Serbia’s finance ministry signs a term sheet to comply with what it takes to have trading of its government bonds settle at Euroclear’s Belgium-based international CSD. This should attract more international investment into the nation’s financing. Egypt, meanwhile, is apparently meeting obstacles on its path towards the same goal.

“On top of facilitating new investments, it will also attract a completely new profile of investors to the Serbian market.
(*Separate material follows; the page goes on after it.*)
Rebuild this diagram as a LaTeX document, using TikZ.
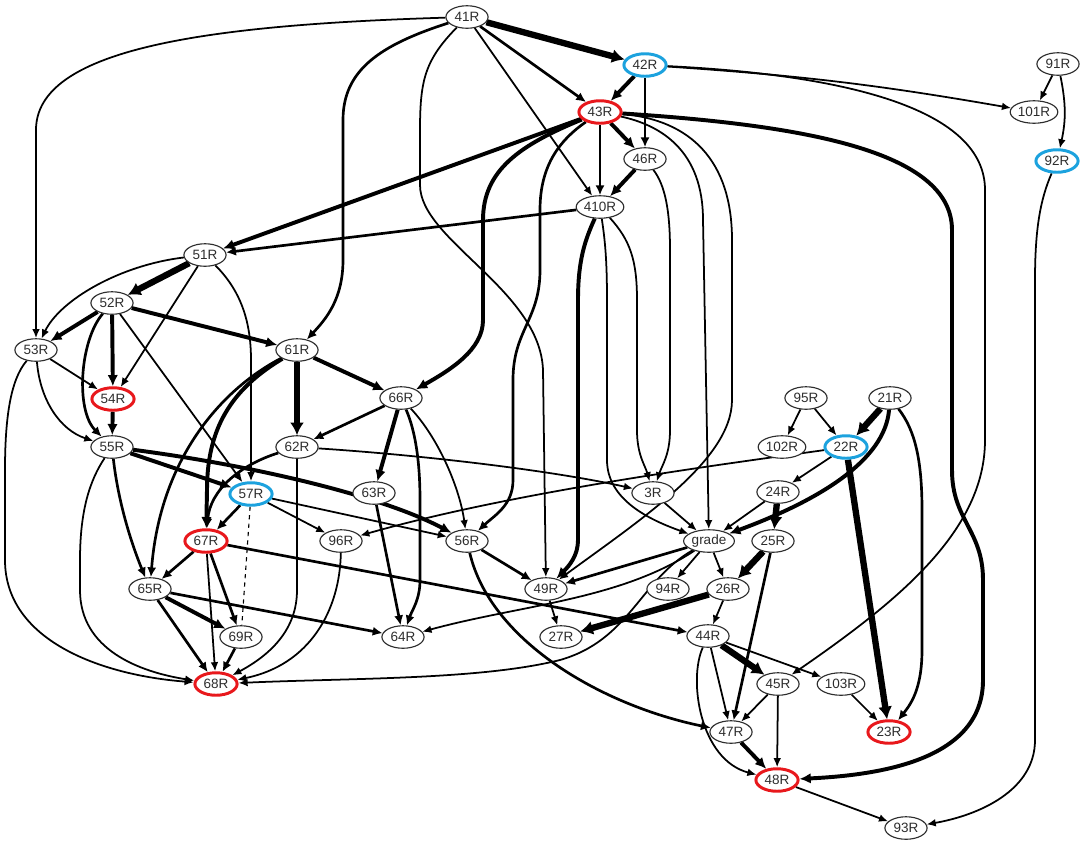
\documentclass[tikz,border=0pt]{standalone}
\usepackage{fontspec}
\setmainfont{Liberation Sans}
\usetikzlibrary{shapes.geometric, arrows.meta, backgrounds}
\definecolor{hitred}{RGB}{232,24,28}
\definecolor{hitblue}{RGB}{28,162,222}
\definecolor{ink}{RGB}{45,45,45}

\begin{document}
\begin{tikzpicture}[
  x=0.025cm, y=-0.025cm,
  var/.style={draw=ink, fill=white, line width=0.8pt, ellipse, minimum width=30pt, minimum height=16pt, inner xsep=0.5pt, inner ysep=1pt, font=\fontsize{9.6}{10}\selectfont, text=ink},
  redvar/.style={var, draw=hitred, line width=2.1pt},
  bluevar/.style={var, draw=hitblue, line width=2.1pt},
  e1/.style={line width=1.25pt, -{Latex[length=6.5pt, width=5.5pt]}},
  e2/.style={line width=1.9pt, -{Latex[length=7pt, width=6.5pt]}},
  e3/.style={line width=2.8pt, -{Latex[length=8pt, width=7.5pt]}},
  e4/.style={line width=4.5pt, -{Latex[length=9pt, width=10pt]}},
  dep/.style={line width=0.8pt, dashed}
]
\useasboundingbox (0,0) rectangle (1084,844);

\node[var] (r41) at (467,17) {41R};
\node[bluevar] (r42) at (645,65) {42R};
\node[redvar] (r43) at (600,112) {43R};
\node[var] (r46) at (645,159) {46R};
\node[var] (r410) at (600,207) {410R};
\node[var] (r91) at (1058,64) {91R};
\node[var] (r101) at (1034,112) {101R};
\node[bluevar] (r92) at (1057,161) {92R};
\node[var] (r51) at (205,255) {51R};
\node[var] (r52) at (112,303) {52R};
\node[var] (r53) at (36,350) {53R};
\node[var] (r61) at (297,350) {61R};
\node[redvar] (r54) at (113,399) {54R};
\node[var] (r55) at (112,447) {55R};
\node[var] (r66) at (401,398) {66R};
\node[var] (r62) at (297,447) {62R};
\node[var] (r95) at (806,398) {95R};
\node[var] (r21) at (890,398) {21R};
\node[var] (r102) at (782,447) {102R};
\node[bluevar] (r22) at (846,447) {22R};
\node[bluevar] (r57) at (251,494) {57R};
\node[var] (r63) at (374,493) {63R};
\node[var] (r3) at (653,493) {3R};
\node[var] (r24) at (778,492) {24R};
\node[redvar] (r67) at (206,541) {67R};
\node[var] (r96) at (341,541) {96R};
\node[var] (r56) at (467,541) {56R};
\node[var] (grade) at (709,541) {grade};
\node[var] (r25) at (773,541) {25R};
\node[var] (r65) at (150,589) {65R};
\node[var] (r49) at (546,589) {49R};
\node[var] (r94) at (668,589) {94R};
\node[var] (r26) at (728,589) {26R};
\node[var] (r69) at (241,637) {69R};
\node[var] (r64) at (403,637) {64R};
\node[var] (r27) at (561,637) {27R};
\node[var] (r44) at (708,636) {44R};
\node[redvar] (r68) at (216,684) {68R};
\node[var] (r45) at (778,684) {45R};
\node[var] (r103) at (841,684) {103R};
\node[var] (r47) at (731,732) {47R};
\node[redvar] (r23) at (889,732) {23R};
\node[redvar] (r48) at (777,780) {48R};
\node[var] (r93) at (906,828) {93R};

\begin{scope}[on background layer]
\fill[white] (0,0) rectangle (1084,844);

\draw[e1] (r41) .. controls (200,25) and (36,50) .. (36,130) -- (r53);
\draw[e4] (r41) -- (r42);
\draw[e2] (r41) -- (r43);
\draw[e1] (r41) -- (r410);
\draw[e2] (r41) .. controls (380,45) and (343,70) .. (343,120) -- (343,260) .. controls (343,300) and (325,320) .. (r61);
\draw[e1] (r41) .. controls (425,60) and (420,80) .. (420,130) -- (420,185) .. controls (420,240) and (540,290) .. (543,370) -- (r49);

\draw[e3] (r42) -- (r43);
\draw[e2] (r42) -- (r46);
\draw[e1] (r42) to[bend left=3] (r101);
\draw[e1] (r42) .. controls (850,75) and (985,110) .. (985,190) -- (985,440) .. controls (985,530) and (900,600) .. (r45);

\draw[e3] (r43) -- (r51);
\draw[e2] (r43) -- (r410);
\draw[e3] (r43) -- (r46);
\draw[e3] (r43) .. controls (800,125) and (952,150) .. (952,230) -- (952,470) .. controls (952,520) and (983,530) .. (983,580) -- (983,680) .. controls (983,760) and (880,775) .. (r48);
\draw[e3] (r43) .. controls (520,145) and (483,170) .. (483,220) -- (483,320) .. controls (483,350) and (450,370) .. (r66);
\draw[e2] (r43) .. controls (560,140) and (540,165) .. (540,210) -- (540,270) .. controls (540,320) and (513,330) .. (513,380) -- (513,480) .. controls (513,505) and (495,515) .. (r56);
\draw[e1] (r43) .. controls (660,125) and (703,150) .. (703,220) -- (grade);
\draw[e1] (r43) .. controls (690,120) and (732,160) .. (732,240) -- (732,400) .. controls (732,460) and (640,520) .. (r49);

\draw[e3] (r46) -- (r410);
\draw[e1] (r46) .. controls (665,185) and (670,210) .. (670,250) -- (670,430) .. controls (670,455) and (662,465) .. (r3);

\draw[e2] (r410) -- (r51);
\draw[e3] (r410) .. controls (585,240) and (578,260) .. (578,300) -- (578,540) .. controls (578,555) and (570,565) .. (r49);
\draw[e1] (r410) .. controls (605,240) and (607,260) .. (607,300) -- (607,460) .. controls (607,500) and (650,520) .. (grade);
\draw[e1] (r410) .. controls (630,240) and (637,260) .. (637,300) -- (637,430) .. controls (637,455) and (645,465) .. (r3);

\draw[e1] (r91) -- (r101);
\draw[e1] (r91) to[bend left=12] (r92);
\draw[e1] (r92) .. controls (1040,200) and (1035,230) .. (1035,280) -- (1035,740) .. controls (1035,790) and (980,815) .. (r93);

\draw[e4] (r51) -- (r52);
\draw[e1] (r51) .. controls (120,265) and (60,300) .. (r53);
\draw[e1] (r51) -- (r54);
\draw[e1] (r51) .. controls (240,290) and (251,320) .. (251,360) -- (r57);

\draw[e3] (r52) -- (r53);
\draw[e3] (r52) -- (r54);
\draw[e2] (r52) .. controls (80,340) and (75,410) .. (r55);
\draw[e3] (r52) -- (r61);
\draw[e1] (r52) -- (r57);

\draw[e1] (r53) -- (r54);
\draw[e1] (r53) .. controls (40,400) and (60,430) .. (r55);
\draw[e1] (r53) .. controls (10,380) and (5,420) .. (5,470) -- (5,560) .. controls (5,640) and (100,675) .. (r68);

\draw[e3] (r54) -- (r55);
\draw[e3] (r55) -- (r57);
\draw[e3] (r55) .. controls (250,465) and (380,495) .. (r56);
\draw[e2] (r55) .. controls (118,500) and (130,540) .. (r65);
\draw[e1] (r55) .. controls (90,480) and (80,510) .. (80,560) -- (80,590) .. controls (80,650) and (140,672) .. (r68);

\draw[e4] (r61) -- (r62);
\draw[e3] (r61) -- (r66);
\draw[e3] (r61) .. controls (230,390) and (207,430) .. (207,490) -- (r67);
\draw[e2] (r61) .. controls (220,390) and (160,460) .. (r65);

\draw[e2] (r62) .. controls (240,465) and (210,490) .. (r67);
\draw[e1] (r62) .. controls (420,455) and (550,470) .. (r3);
\draw[e1] (r62) -- (297,590) .. controls (297,630) and (270,655) .. (r68);

\draw[e2] (r66) -- (r62);
\draw[e3] (r66) -- (r63);
\draw[e2] (r66) .. controls (415,430) and (420,460) .. (420,500) -- (420,580) .. controls (420,600) and (412,610) .. (r64);
\draw[e1] (r66) .. controls (440,440) and (460,490) .. (r56);
\draw[e2] (r63) -- (r64);

\draw[e2] (r57) -- (r67);
\draw[e1] (r57) -- (r96);
\draw[e1] (r57) -- (r56);
\draw[dep] (r57) -- (r69);

\draw[e2] (r56) -- (r49);
\draw[e2] (r56) .. controls (490,640) and (600,705) .. (r47);

\draw[e2] (r67) -- (r65);
\draw[e1] (r67) -- (r68);
\draw[e2] (r67) -- (r69);
\draw[e2] (r67) -- (r44);

\draw[e2] (r65) -- (r68);
\draw[e3] (r65) -- (r69);
\draw[e2] (r65) -- (r64);
\draw[e2] (r69) -- (r68);
\draw[e1] (r96) .. controls (340,610) and (310,665) .. (r68);

\draw[e2] (grade) -- (r49);
\draw[e1] (grade) .. controls (620,600) and (520,605) .. (r64);
\draw[e1] (grade) .. controls (640,580) and (630,640) .. (560,660) .. controls (480,680) and (350,678) .. (r68);
\draw[e1] (grade) -- (r94);
\draw[e1] (grade) -- (r26);
\draw[e1] (r3) -- (grade);

\draw[e4] (r21) -- (r22);
\draw[e3] (r21) .. controls (885,460) and (820,500) .. (grade);
\draw[e2] (r21) .. controls (915,430) and (922,460) .. (922,510) -- (922,650) .. controls (922,690) and (910,705) .. (r23);
\draw[e1] (r95) -- (r102);
\draw[e1] (r95) -- (r22);
\draw[e1] (r22) -- (r24);
\draw[e4] (r22) -- (r23);
\draw[e1] (r22) .. controls (740,462) and (520,490) .. (r96);

\draw[e1] (r24) -- (grade);
\draw[e4] (r24) -- (r25);
\draw[e4] (r25) -- (r26);
\draw[e2] (r25) -- (r47);
\draw[e4] (r26) -- (r27);
\draw[e1] (r26) -- (r44);
\draw[e1] (r49) -- (r27);
\draw[e4] (r44) -- (r45);
\draw[e1] (r44) -- (r103);
\draw[e1] (r44) -- (r47);
\draw[e1] (r44) .. controls (688,680) and (700,760) .. (r48);
\draw[e1] (r45) -- (r47);
\draw[e1] (r45) -- (r48);
\draw[e3] (r47) -- (r48);
\draw[e1] (r103) -- (r23);
\draw[e1] (r48) -- (r93);
\end{scope}

\end{tikzpicture}
\end{document}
In December 2021, a new, systematic law on the capital markets was adopted, which should contribute to the creation of a more transparent and secure market,” said Serbian finance minister Sinisa Mali, in Euroclear’s press release.

Egypt, in parallel, was supposed to get going with its Euroclear settlement in late 2021, after an initial agreement in 2019. The go-live was eventually postponed to early 2022, but now does not seem possible earlier than in the second half of 2022. Egyptian finance minister Mohamed Maait explains the delay with an unresolved “technical point”, while he points to numerous requirements having been met, including setting up a central securities depository.


The news is picked up by Refinitiv’s Middle Eastern site Zawya, in turn citing CNBC Arabia.

Zawya suspects that the technical point could refer to the handling of withholding tax on government debt – an area where Sudip Chatterjee, Euroclear’s head of global capital markets, last year made clear that Egypt would have to bring its calculation in line with international norms.